--- begin ---

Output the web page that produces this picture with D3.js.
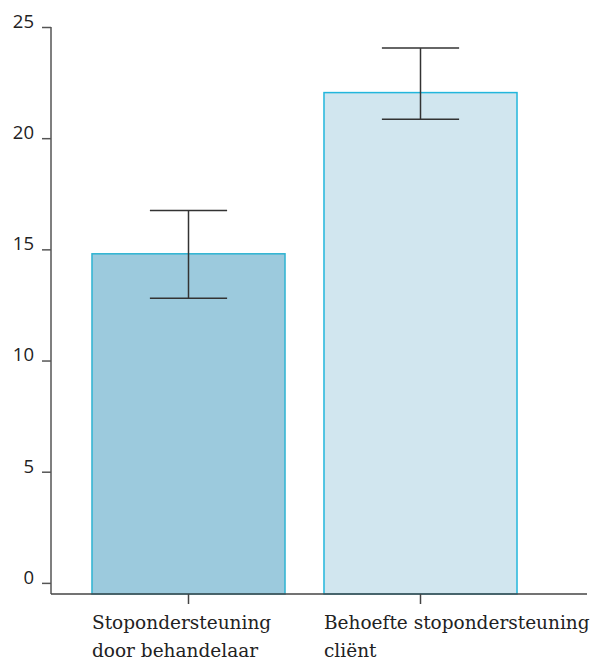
<!DOCTYPE html>
<html>
<head>
<meta charset="utf-8">
<script src="https://cdn.jsdelivr.net/npm/d3@7"></script>
<style>
  body { margin: 0; background: #fff; }
</style>
</head>
<body>
<div id="chart"></div>
<script>
// data
const categories = ["Stopondersteuning door behandelaar", "Behoefte stopondersteuning cliënt"];
const labelLines = [["Stopondersteuning", "door behandelaar"], ["Behoefte stopondersteuning", "cliënt"]];
const means = [14.8, 22.05];
const errLow = [12.8, 20.85];
const errHigh = [16.75, 24.05];
const yTicks = [0, 5, 10, 15, 20, 25];

const fills = ["#9ccadd", "#d1e6ef"];
const strokes = ["#2db3d2", "#22b6dc"];

const W = 602, H = 660;

const svg = d3.select("#chart")
    .append("svg")
    .attr("width", W)
    .attr("height", H);

// scales
const yScale = d3.scaleLinear()
    .domain([-0.5, 25])
    .range([594, 27]);

const xScale = d3.scaleBand()
    .domain(categories)
    .range([72.5, 536.5])
    .paddingInner(0.168)
    .paddingOuter(0.084);

const axisLeftX = 51, axisRightX = 587;

// bars
svg.selectAll(".bar")
    .data(categories)
    .enter()
    .append("rect")
    .attr("class", "bar")
    .attr("x", d => xScale(d))
    .attr("y", (d, i) => yScale(means[i]))
    .attr("width", xScale.bandwidth())
    .attr("height", (d, i) => yScale(-0.5) - yScale(means[i]))
    .attr("fill", (d, i) => fills[i])
    .attr("stroke", (d, i) => strokes[i])
    .attr("stroke-width", 1.5);

// error bars
const capW = xScale.bandwidth() * 0.4;
const err = svg.selectAll(".err")
    .data(categories)
    .enter()
    .append("g")
    .attr("class", "err")
    .attr("stroke", "#333")
    .attr("stroke-width", 1.5);

err.append("line")
    .attr("x1", d => xScale(d) + xScale.bandwidth() / 2)
    .attr("x2", d => xScale(d) + xScale.bandwidth() / 2)
    .attr("y1", (d, i) => yScale(errLow[i]))
    .attr("y2", (d, i) => yScale(errHigh[i]));

err.append("line")
    .attr("x1", d => xScale(d) + xScale.bandwidth() / 2 - capW / 2)
    .attr("x2", d => xScale(d) + xScale.bandwidth() / 2 + capW / 2)
    .attr("y1", (d, i) => yScale(errHigh[i]))
    .attr("y2", (d, i) => yScale(errHigh[i]));

err.append("line")
    .attr("x1", d => xScale(d) + xScale.bandwidth() / 2 - capW / 2)
    .attr("x2", d => xScale(d) + xScale.bandwidth() / 2 + capW / 2)
    .attr("y1", (d, i) => yScale(errLow[i]))
    .attr("y2", (d, i) => yScale(errLow[i]));

// y axis
const yAxis = svg.append("g")
    .attr("transform", `translate(${axisLeftX},0)`)
    .call(d3.axisLeft(yScale).tickValues(yTicks).tickSize(9).tickPadding(8).tickSizeOuter(0));

yAxis.select(".domain").remove();
yAxis.append("line")
    .attr("x1", 0).attr("x2", 0)
    .attr("y1", yScale(25)).attr("y2", yScale(-0.5))
    .attr("stroke", "#555").attr("stroke-width", 1.5);
yAxis.selectAll(".tick line").attr("stroke", "#555").attr("stroke-width", 1.5);
yAxis.selectAll(".tick text")
    .attr("fill", "#222")
    .attr("dy", "0.02em")
    .style("font-family", "'Open Sans', sans-serif")
    .style("font-size", "18.5px");

// x axis
const xAxis = svg.append("g")
    .attr("transform", `translate(0,${yScale(-0.5)})`)
    .call(d3.axisBottom(xScale).tickSize(10).tickFormat(""));

xAxis.select(".domain").remove();
xAxis.append("line")
    .attr("x1", axisLeftX).attr("x2", axisRightX)
    .attr("y1", 0).attr("y2", 0)
    .attr("stroke", "#444").attr("stroke-width", 1.5);
xAxis.selectAll(".tick line").attr("stroke", "#444").attr("stroke-width", 1.5);

// category labels, left aligned at the bar start
const labels = svg.selectAll(".cat-label")
    .data(categories)
    .enter()
    .append("text")
    .attr("class", "cat-label")
    .attr("x", d => xScale(d))
    .attr("y", yScale(-0.5) + 35)
    .attr("fill", "#222")
    .style("font-family", "'DejaVu Serif', serif")
    .style("font-size", "18.5px");

labels.selectAll("tspan")
    .data((d, i) => labelLines[i])
    .enter()
    .append("tspan")
    .attr("x", function () { return d3.select(this.parentNode).attr("x"); })
    .attr("dy", (d, j) => j === 0 ? 0 : 28)
    .text(d => d);
</script>
</body>
</html>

--- end ---

INSTRUCTIONS TO FOLLOW:
Copy the material shown above in full and exactly. Skip the pictures.

OUTPUT FOR THIS EXERCISE:
Output the web page that produces this picture with D3.js.
<!DOCTYPE html>
<html>
<head>
<meta charset="utf-8">
<script src="https://cdn.jsdelivr.net/npm/d3@7"></script>
<style>
  body { margin: 0; background: #fff; }
</style>
</head>
<body>
<div id="chart"></div>
<script>
// data
const categories = ["Stopondersteuning door behandelaar", "Behoefte stopondersteuning cliënt"];
const labelLines = [["Stopondersteuning", "door behandelaar"], ["Behoefte stopondersteuning", "cliënt"]];
const means = [14.8, 22.05];
const errLow = [12.8, 20.85];
const errHigh = [16.75, 24.05];
const yTicks = [0, 5, 10, 15, 20, 25];

const fills = ["#9ccadd", "#d1e6ef"];
const strokes = ["#2db3d2", "#22b6dc"];

const W = 602, H = 660;

const svg = d3.select("#chart")
    .append("svg")
    .attr("width", W)
    .attr("height", H);

// scales
const yScale = d3.scaleLinear()
    .domain([-0.5, 25])
    .range([594, 27]);

const xScale = d3.scaleBand()
    .domain(categories)
    .range([72.5, 536.5])
    .paddingInner(0.168)
    .paddingOuter(0.084);

const axisLeftX = 51, axisRightX = 587;

// bars
svg.selectAll(".bar")
    .data(categories)
    .enter()
    .append("rect")
    .attr("class", "bar")
    .attr("x", d => xScale(d))
    .attr("y", (d, i) => yScale(means[i]))
    .attr("width", xScale.bandwidth())
    .attr("height", (d, i) => yScale(-0.5) - yScale(means[i]))
    .attr("fill", (d, i) => fills[i])
    .attr("stroke", (d, i) => strokes[i])
    .attr("stroke-width", 1.5);

// error bars
const capW = xScale.bandwidth() * 0.4;
const err = svg.selectAll(".err")
    .data(categories)
    .enter()
    .append("g")
    .attr("class", "err")
    .attr("stroke", "#333")
    .attr("stroke-width", 1.5);

err.append("line")
    .attr("x1", d => xScale(d) + xScale.bandwidth() / 2)
    .attr("x2", d => xScale(d) + xScale.bandwidth() / 2)
    .attr("y1", (d, i) => yScale(errLow[i]))
    .attr("y2", (d, i) => yScale(errHigh[i]));

err.append("line")
    .attr("x1", d => xScale(d) + xScale.bandwidth() / 2 - capW / 2)
    .attr("x2", d => xScale(d) + xScale.bandwidth() / 2 + capW / 2)
    .attr("y1", (d, i) => yScale(errHigh[i]))
    .attr("y2", (d, i) => yScale(errHigh[i]));

err.append("line")
    .attr("x1", d => xScale(d) + xScale.bandwidth() / 2 - capW / 2)
    .attr("x2", d => xScale(d) + xScale.bandwidth() / 2 + capW / 2)
    .attr("y1", (d, i) => yScale(errLow[i]))
    .attr("y2", (d, i) => yScale(errLow[i]));

// y axis
const yAxis = svg.append("g")
    .attr("transform", `translate(${axisLeftX},0)`)
    .call(d3.axisLeft(yScale).tickValues(yTicks).tickSize(9).tickPadding(8).tickSizeOuter(0));

yAxis.select(".domain").remove();
yAxis.append("line")
    .attr("x1", 0).attr("x2", 0)
    .attr("y1", yScale(25)).attr("y2", yScale(-0.5))
    .attr("stroke", "#555").attr("stroke-width", 1.5);
yAxis.selectAll(".tick line").attr("stroke", "#555").attr("stroke-width", 1.5);
yAxis.selectAll(".tick text")
    .attr("fill", "#222")
    .attr("dy", "0.02em")
    .style("font-family", "'Open Sans', sans-serif")
    .style("font-size", "18.5px");

// x axis
const xAxis = svg.append("g")
    .attr("transform", `translate(0,${yScale(-0.5)})`)
    .call(d3.axisBottom(xScale).tickSize(10).tickFormat(""));

xAxis.select(".domain").remove();
xAxis.append("line")
    .attr("x1", axisLeftX).attr("x2", axisRightX)
    .attr("y1", 0).attr("y2", 0)
    .attr("stroke", "#444").attr("stroke-width", 1.5);
xAxis.selectAll(".tick line").attr("stroke", "#444").attr("stroke-width", 1.5);

// category labels, left aligned at the bar start
const labels = svg.selectAll(".cat-label")
    .data(categories)
    .enter()
    .append("text")
    .attr("class", "cat-label")
    .attr("x", d => xScale(d))
    .attr("y", yScale(-0.5) + 35)
    .attr("fill", "#222")
    .style("font-family", "'DejaVu Serif', serif")
    .style("font-size", "18.5px");

labels.selectAll("tspan")
    .data((d, i) => labelLines[i])
    .enter()
    .append("tspan")
    .attr("x", function () { return d3.select(this.parentNode).attr("x"); })
    .attr("dy", (d, j) => j === 0 ? 0 : 28)
    .text(d => d);
</script>
</body>
</html>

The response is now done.